** BEGIN DATASET EXCERPT **

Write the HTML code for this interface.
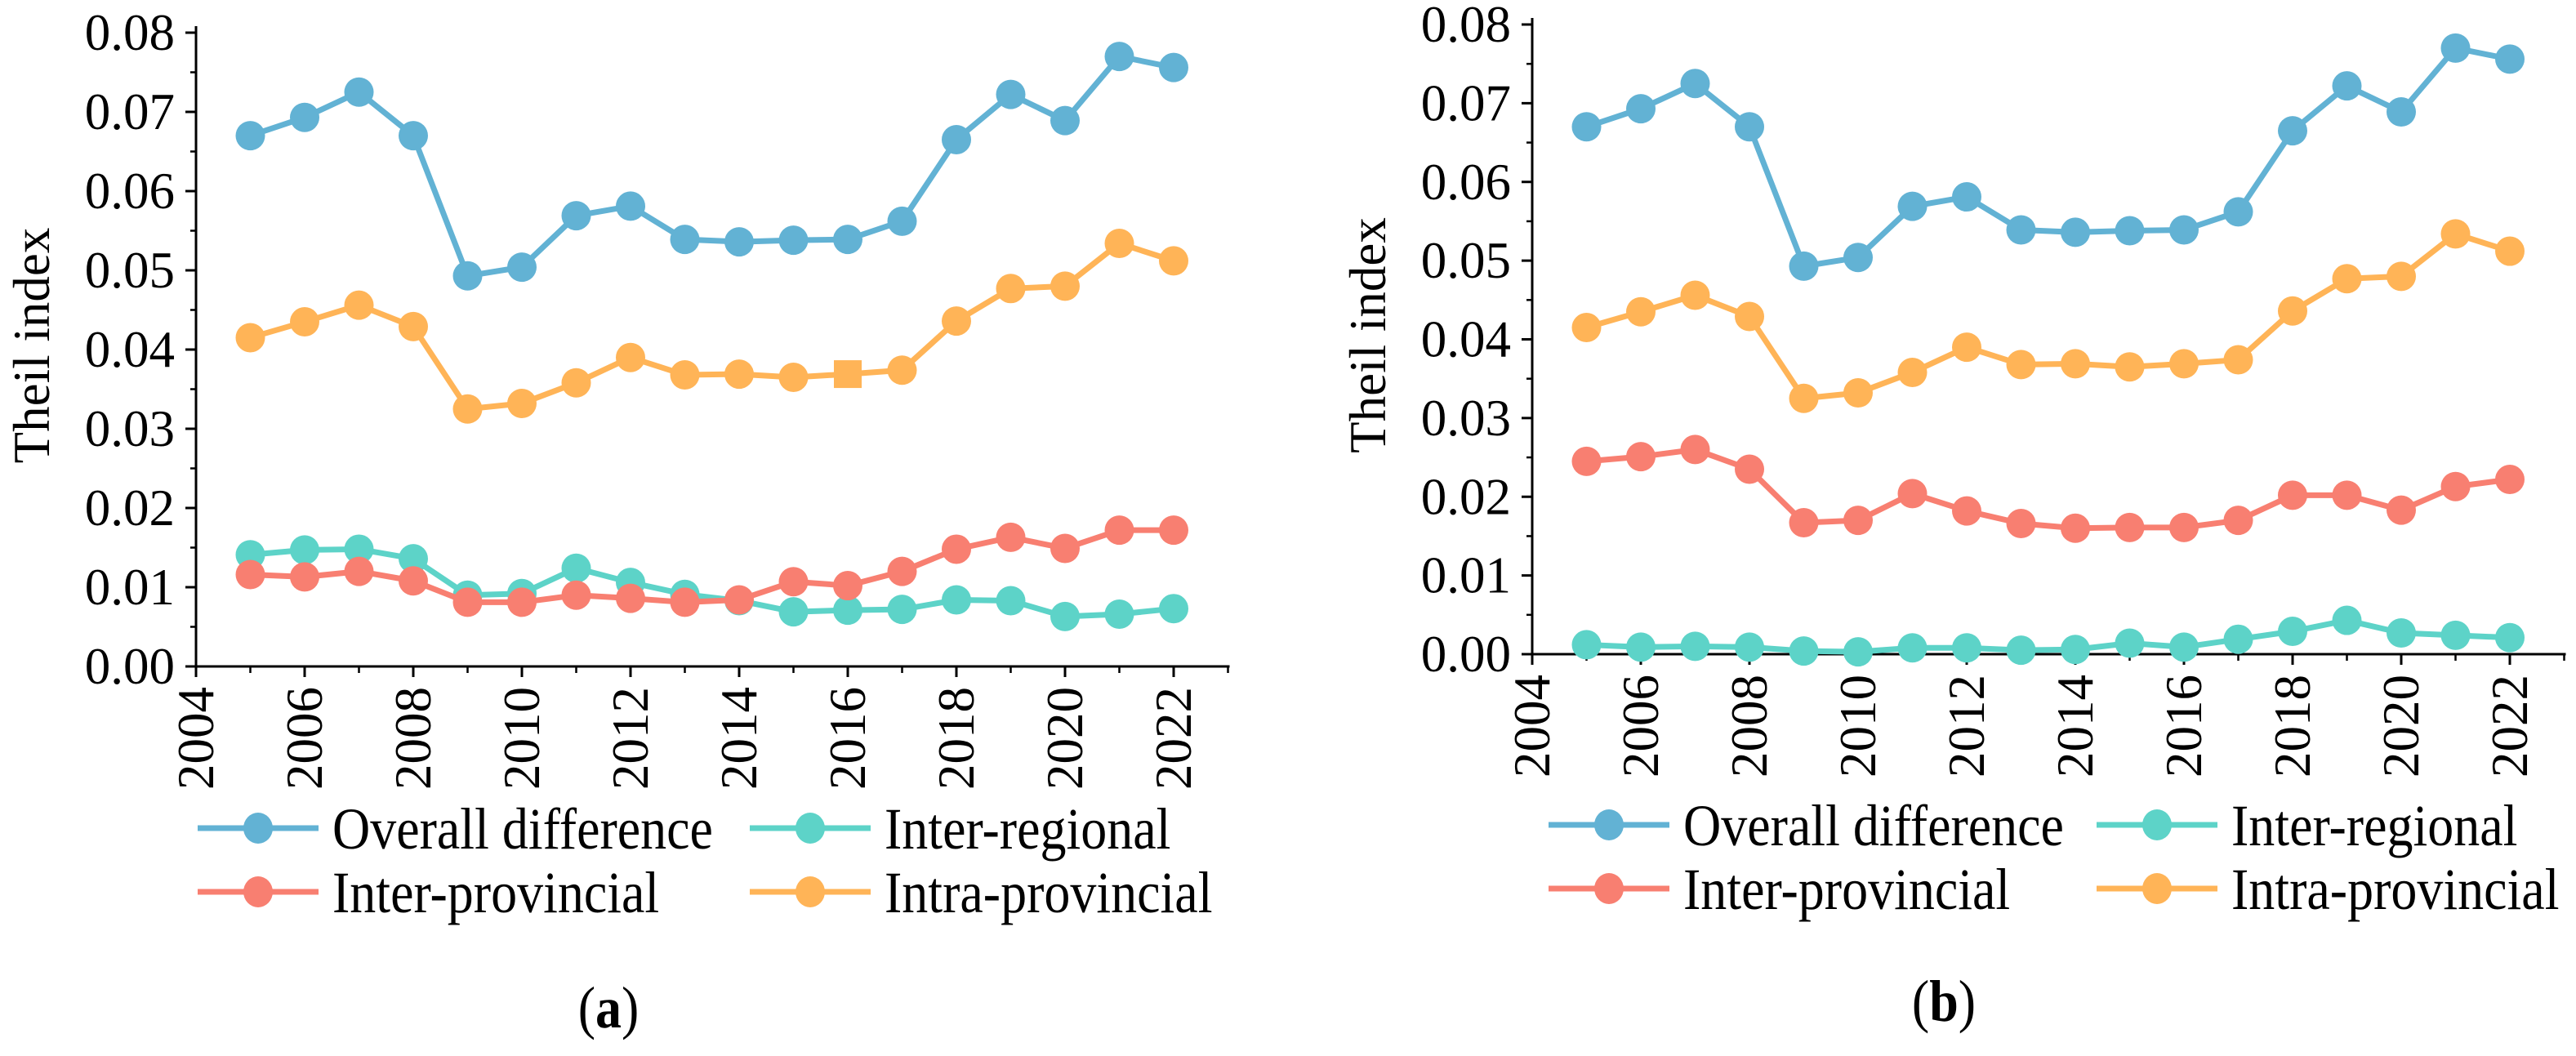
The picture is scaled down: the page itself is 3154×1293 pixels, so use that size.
<!DOCTYPE html>
<html><head><meta charset="utf-8"><style>
html,body{margin:0;padding:0;background:#fff;}
svg{display:block;font-family:"Liberation Serif",serif;}
</style></head><body>
<svg id="fig" width="3154" height="1293" viewBox="0 0 3154 1293" xmlns="http://www.w3.org/2000/svg"></svg>
<script>
const years = [2005,2006,2007,2008,2009,2010,2011,2012,2013,2014,2015,2016,2017,2018,2019,2020,2021,2022];
const yTicks = [0,0.01,0.02,0.03,0.04,0.05,0.06,0.07,0.08];
const yTickLabels = ["0.00","0.01","0.02","0.03","0.04","0.05","0.06","0.07","0.08"];
const xTickLabels = ["2004","2006","2008","2010","2012","2014","2016","2018","2020","2022"];
const overall = [0.0670,0.0693,0.0725,0.0670,0.0493,0.0504,0.0569,0.0581,0.0539,0.0536,0.0538,0.0539,0.0562,0.0665,0.0722,0.0689,0.0770,0.0756];
const intraProv = [0.0415,0.0435,0.0456,0.0429,0.0325,0.0332,0.0358,0.0390,0.0368,0.0369,0.0365,0.0369,0.0374,0.0436,0.0477,0.0480,0.0534,0.0512];
const interRegA = [0.0141,0.0147,0.0148,0.0136,0.0090,0.0092,0.0124,0.0106,0.0091,0.0083,0.0069,0.0071,0.0072,0.0084,0.0083,0.0063,0.0066,0.0073];
const interProvA = [0.0116,0.0113,0.0120,0.0108,0.0081,0.0081,0.0090,0.0086,0.0081,0.0084,0.0107,0.0102,0.0120,0.0148,0.0163,0.0149,0.0172,0.0172];
const interRegB = [0.0012,0.0009,0.0010,0.0009,0.0004,0.0003,0.0008,0.0008,0.0005,0.0006,0.0014,0.0009,0.0019,0.0029,0.0043,0.0027,0.0024,0.0021];
const interProvB = [0.0245,0.0251,0.0260,0.0235,0.0167,0.0170,0.0204,0.0182,0.0166,0.0160,0.0161,0.0161,0.0170,0.0202,0.0202,0.0183,0.0213,0.0222];
const seriesNames = ["Overall difference","Inter-regional","Inter-provincial","Intra-provincial"];
const colors = {"Overall difference":"#62b2d4","Inter-regional":"#5dd3c8","Inter-provincial":"#f87f71","Intra-provincial":"#ffb457"};

const NS="http://www.w3.org/2000/svg";
const svg=document.getElementById('fig');
function mk(tag,attrs,parent){const e=document.createElementNS(NS,tag);for(const k in attrs)e.setAttribute(k,attrs[k]);(parent||svg).appendChild(e);return e;}

function panel(id,ax,top,bottom,seriesData,caption,capX,capY,legY,legX){
  const g=mk('g',{});
  
  
  const yearW=66.5;
  const xs=y=>ax+(y-2004)*yearW;
  const ys=v=>bottom-(v/0.08)*(bottom-top);
  const right=xs(2023);
  const yAxis=mk('line',{x1:ax,y1:top-8,x2:ax,y2:bottom,stroke:'#000','stroke-width':3},g);
  
  
  const xAxis=mk('line',{x1:ax-12,y1:bottom,x2:right+2,y2:bottom,stroke:'#000','stroke-width':3},g);
  
  
  yTicks.forEach((v,i)=>{
    mk('line',{x1:ax-13,y1:ys(v),x2:ax,y2:ys(v),stroke:'#000','stroke-width':3},g);
    if(i<yTicks.length-1) mk('line',{x1:ax-7,y1:ys(v+0.005),x2:ax,y2:ys(v+0.005),stroke:'#000','stroke-width':2.5},g);
    const t=mk('text',{x:ax-26,y:ys(v)+21,'text-anchor':'end','font-size':63},g);
    t.textContent=yTickLabels[i];
    
    
  });
  for(let y=2004;y<=2023;y++){
    const major=(y%2===0);
    mk('line',{x1:xs(y),y1:bottom,x2:xs(y),y2:bottom+(major?13:8),stroke:'#000','stroke-width':major?3:2.5},g);
  }
  xTickLabels.forEach(l=>{
    const x=xs(+l);
    const t=mk('text',{x:0,y:0,'text-anchor':'end','font-size':63,transform:`translate(${x+21},${bottom+25}) rotate(-90)`},g);
    t.textContent=l;
    
    
  });
  const yl=mk('text',{x:0,y:0,'text-anchor':'middle','font-size':63,transform:`translate(${ax-180},${(top+bottom)/2-5}) rotate(-90)`},g);
  yl.textContent='Theil index';
  
  
  seriesData.forEach(s=>{
    const sg=mk('g',{},g);
    
    
    const pts=s.values.map((v,i)=>xs(years[i])+','+ys(v)).join(' ');
    mk('polyline',{points:pts,fill:'none',stroke:colors[s.name],'stroke-width':7,'stroke-linejoin':'round'},sg);
    s.values.forEach((v,i)=>{
      let m;
      if(s.square===i){ m=mk('rect',{x:xs(years[i])-17,y:ys(v)-17,width:34,height:34,fill:colors[s.name]},sg); }
      else m=mk('ellipse',{cx:xs(years[i]),cy:ys(v),rx:18,ry:18,fill:colors[s.name]},sg);
      
      
    });
  });
  const lg=mk('g',{},g);
  
  
  const pos=[[legX[0],legY[0]],[legX[1],legY[0]],[legX[0],legY[1]],[legX[1],legY[1]]];
  seriesNames.forEach((n,i)=>{
    const [lx,ly]=pos[i];
    const eg=mk('g',{},lg);
    
    
    mk('line',{x1:lx,y1:ly,x2:lx+148,y2:ly,stroke:colors[n],'stroke-width':7},eg);
    mk('ellipse',{cx:lx+74,cy:ly,rx:18,ry:19,fill:colors[n]},eg);
    const t=mk('text',{x:0,y:0,'font-size':64,transform:`translate(${lx+165},${ly+25}) scale(1,1.13)`},eg);
    t.textContent=n;
  });
  const c=mk('text',{x:0,y:0,'text-anchor':'middle','font-size':64,transform:`translate(${capX},${capY}) scale(1,1.13)`},g);
  c.innerHTML='(<tspan font-weight="bold">'+caption+'</tspan>)';
  
  
}

panel('a',240,40,816,[
  {name:"Overall difference",values:overall},
  {name:"Intra-provincial",values:intraProv,square:11},
  {name:"Inter-regional",values:interRegA},
  {name:"Inter-provincial",values:interProvA}
],'a',745,1258,[1014,1092],[242,918]);

panel('b',1876,30,801,[
  {name:"Overall difference",values:overall},
  {name:"Intra-provincial",values:intraProv},
  {name:"Inter-provincial",values:interProvB},
  {name:"Inter-regional",values:interRegB}
],'b',2380,1250,[1010,1088],[1896,2567]);
</script>
</body></html>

** END DATASET EXCERPT **

== PROBLEM DETAILS ==
Print the complete listing exactly as it stands, without its pictures.

== EXERCISE ANSWER ==
Write the HTML code for this interface.
The picture is scaled down: the page itself is 3154×1293 pixels, so use that size.
<!DOCTYPE html>
<html><head><meta charset="utf-8"><style>
html,body{margin:0;padding:0;background:#fff;}
svg{display:block;font-family:"Liberation Serif",serif;}
</style></head><body>
<svg id="fig" width="3154" height="1293" viewBox="0 0 3154 1293" xmlns="http://www.w3.org/2000/svg"></svg>
<script>
const years = [2005,2006,2007,2008,2009,2010,2011,2012,2013,2014,2015,2016,2017,2018,2019,2020,2021,2022];
const yTicks = [0,0.01,0.02,0.03,0.04,0.05,0.06,0.07,0.08];
const yTickLabels = ["0.00","0.01","0.02","0.03","0.04","0.05","0.06","0.07","0.08"];
const xTickLabels = ["2004","2006","2008","2010","2012","2014","2016","2018","2020","2022"];
const overall = [0.0670,0.0693,0.0725,0.0670,0.0493,0.0504,0.0569,0.0581,0.0539,0.0536,0.0538,0.0539,0.0562,0.0665,0.0722,0.0689,0.0770,0.0756];
const intraProv = [0.0415,0.0435,0.0456,0.0429,0.0325,0.0332,0.0358,0.0390,0.0368,0.0369,0.0365,0.0369,0.0374,0.0436,0.0477,0.0480,0.0534,0.0512];
const interRegA = [0.0141,0.0147,0.0148,0.0136,0.0090,0.0092,0.0124,0.0106,0.0091,0.0083,0.0069,0.0071,0.0072,0.0084,0.0083,0.0063,0.0066,0.0073];
const interProvA = [0.0116,0.0113,0.0120,0.0108,0.0081,0.0081,0.0090,0.0086,0.0081,0.0084,0.0107,0.0102,0.0120,0.0148,0.0163,0.0149,0.0172,0.0172];
const interRegB = [0.0012,0.0009,0.0010,0.0009,0.0004,0.0003,0.0008,0.0008,0.0005,0.0006,0.0014,0.0009,0.0019,0.0029,0.0043,0.0027,0.0024,0.0021];
const interProvB = [0.0245,0.0251,0.0260,0.0235,0.0167,0.0170,0.0204,0.0182,0.0166,0.0160,0.0161,0.0161,0.0170,0.0202,0.0202,0.0183,0.0213,0.0222];
const seriesNames = ["Overall difference","Inter-regional","Inter-provincial","Intra-provincial"];
const colors = {"Overall difference":"#62b2d4","Inter-regional":"#5dd3c8","Inter-provincial":"#f87f71","Intra-provincial":"#ffb457"};

const NS="http://www.w3.org/2000/svg";
const svg=document.getElementById('fig');
function mk(tag,attrs,parent){const e=document.createElementNS(NS,tag);for(const k in attrs)e.setAttribute(k,attrs[k]);(parent||svg).appendChild(e);return e;}

function panel(id,ax,top,bottom,seriesData,caption,capX,capY,legY,legX){
  const g=mk('g',{});
  
  
  const yearW=66.5;
  const xs=y=>ax+(y-2004)*yearW;
  const ys=v=>bottom-(v/0.08)*(bottom-top);
  const right=xs(2023);
  const yAxis=mk('line',{x1:ax,y1:top-8,x2:ax,y2:bottom,stroke:'#000','stroke-width':3},g);
  
  
  const xAxis=mk('line',{x1:ax-12,y1:bottom,x2:right+2,y2:bottom,stroke:'#000','stroke-width':3},g);
  
  
  yTicks.forEach((v,i)=>{
    mk('line',{x1:ax-13,y1:ys(v),x2:ax,y2:ys(v),stroke:'#000','stroke-width':3},g);
    if(i<yTicks.length-1) mk('line',{x1:ax-7,y1:ys(v+0.005),x2:ax,y2:ys(v+0.005),stroke:'#000','stroke-width':2.5},g);
    const t=mk('text',{x:ax-26,y:ys(v)+21,'text-anchor':'end','font-size':63},g);
    t.textContent=yTickLabels[i];
    
    
  });
  for(let y=2004;y<=2023;y++){
    const major=(y%2===0);
    mk('line',{x1:xs(y),y1:bottom,x2:xs(y),y2:bottom+(major?13:8),stroke:'#000','stroke-width':major?3:2.5},g);
  }
  xTickLabels.forEach(l=>{
    const x=xs(+l);
    const t=mk('text',{x:0,y:0,'text-anchor':'end','font-size':63,transform:`translate(${x+21},${bottom+25}) rotate(-90)`},g);
    t.textContent=l;
    
    
  });
  const yl=mk('text',{x:0,y:0,'text-anchor':'middle','font-size':63,transform:`translate(${ax-180},${(top+bottom)/2-5}) rotate(-90)`},g);
  yl.textContent='Theil index';
  
  
  seriesData.forEach(s=>{
    const sg=mk('g',{},g);
    
    
    const pts=s.values.map((v,i)=>xs(years[i])+','+ys(v)).join(' ');
    mk('polyline',{points:pts,fill:'none',stroke:colors[s.name],'stroke-width':7,'stroke-linejoin':'round'},sg);
    s.values.forEach((v,i)=>{
      let m;
      if(s.square===i){ m=mk('rect',{x:xs(years[i])-17,y:ys(v)-17,width:34,height:34,fill:colors[s.name]},sg); }
      else m=mk('ellipse',{cx:xs(years[i]),cy:ys(v),rx:18,ry:18,fill:colors[s.name]},sg);
      
      
    });
  });
  const lg=mk('g',{},g);
  
  
  const pos=[[legX[0],legY[0]],[legX[1],legY[0]],[legX[0],legY[1]],[legX[1],legY[1]]];
  seriesNames.forEach((n,i)=>{
    const [lx,ly]=pos[i];
    const eg=mk('g',{},lg);
    
    
    mk('line',{x1:lx,y1:ly,x2:lx+148,y2:ly,stroke:colors[n],'stroke-width':7},eg);
    mk('ellipse',{cx:lx+74,cy:ly,rx:18,ry:19,fill:colors[n]},eg);
    const t=mk('text',{x:0,y:0,'font-size':64,transform:`translate(${lx+165},${ly+25}) scale(1,1.13)`},eg);
    t.textContent=n;
  });
  const c=mk('text',{x:0,y:0,'text-anchor':'middle','font-size':64,transform:`translate(${capX},${capY}) scale(1,1.13)`},g);
  c.innerHTML='(<tspan font-weight="bold">'+caption+'</tspan>)';
  
  
}

panel('a',240,40,816,[
  {name:"Overall difference",values:overall},
  {name:"Intra-provincial",values:intraProv,square:11},
  {name:"Inter-regional",values:interRegA},
  {name:"Inter-provincial",values:interProvA}
],'a',745,1258,[1014,1092],[242,918]);

panel('b',1876,30,801,[
  {name:"Overall difference",values:overall},
  {name:"Intra-provincial",values:intraProv},
  {name:"Inter-provincial",values:interProvB},
  {name:"Inter-regional",values:interRegB}
],'b',2380,1250,[1010,1088],[1896,2567]);
</script>
</body></html>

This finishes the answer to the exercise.